The name of the column in the samplesheet that contains the sample IDs. Default is "Sample_ID".

chr

A character vector of chromosome names to include in the analysis, or "auto" to automatically include chr1-chr22, or "all" to include chr1-chr22 plus chrX and chrY. Default is "auto".

case_group

The specific group label in the sample_group_col to treat as the "case" group for comparison. If NULL, the first unique group in sample_group_col will be used as the case group. Default is NULL.

covariates

A character vector of additional covariate column names from the samplesheet to include in the DSS model, or a comma-separated string of covariate names. Default is NULL (no additional covariates).

output_file

An optional file path to save the DMP results as a tab-delimited text file. If the file name ends with ".gz", the output will be gzipped. Default is NULL (no file output).

njobs

The number of parallel jobs to use for chromosome-level analysis.
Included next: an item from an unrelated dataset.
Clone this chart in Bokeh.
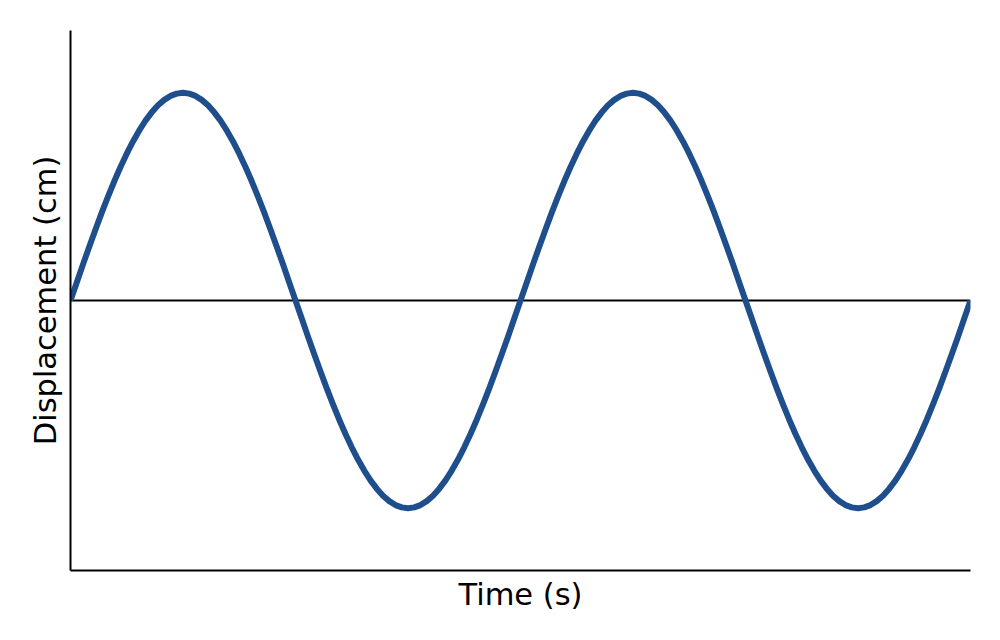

Default is 1.

Value

A data frame of identified DMPs with columns for chromosome, position, site ID, p-value, q-value, delta beta, and DMP score.

Examples

if (requireNamespace("bsseqData", quietly = TRUE) &&
    requireNamespace("DSS", quietly = TRUE)) {
    # Load example BSseq data
    data(BS.cancer.ex, package = "bsseqData")
    BS.cancer.ex <- BS.cancer.ex[seq_len(1000), ]
    # Create a sample metadata data frame
    samplesheet <- data.frame(
       Sample_ID = colnames(BS.cancer.ex),
      Sample_Group = c(rep("Condition1", 3), rep("Condition2", 3)),
      Age = c(30, 32, 31, 28, 29, 27)
    )
    # Find DMPs with DSS
    # \donttest{
    dmps <- findDMPsBSSeq(
       bsseq = BS.cancer.ex,
       samplesheet = samplesheet,
       sample_group_col = "Sample_Group",
       id_col = "Sample_ID",
       case_group = "Condition2",
       covariates = "Age",
       output_file = NULL,
       njobs = 4
    )
    print(head(dmps))
    # }
}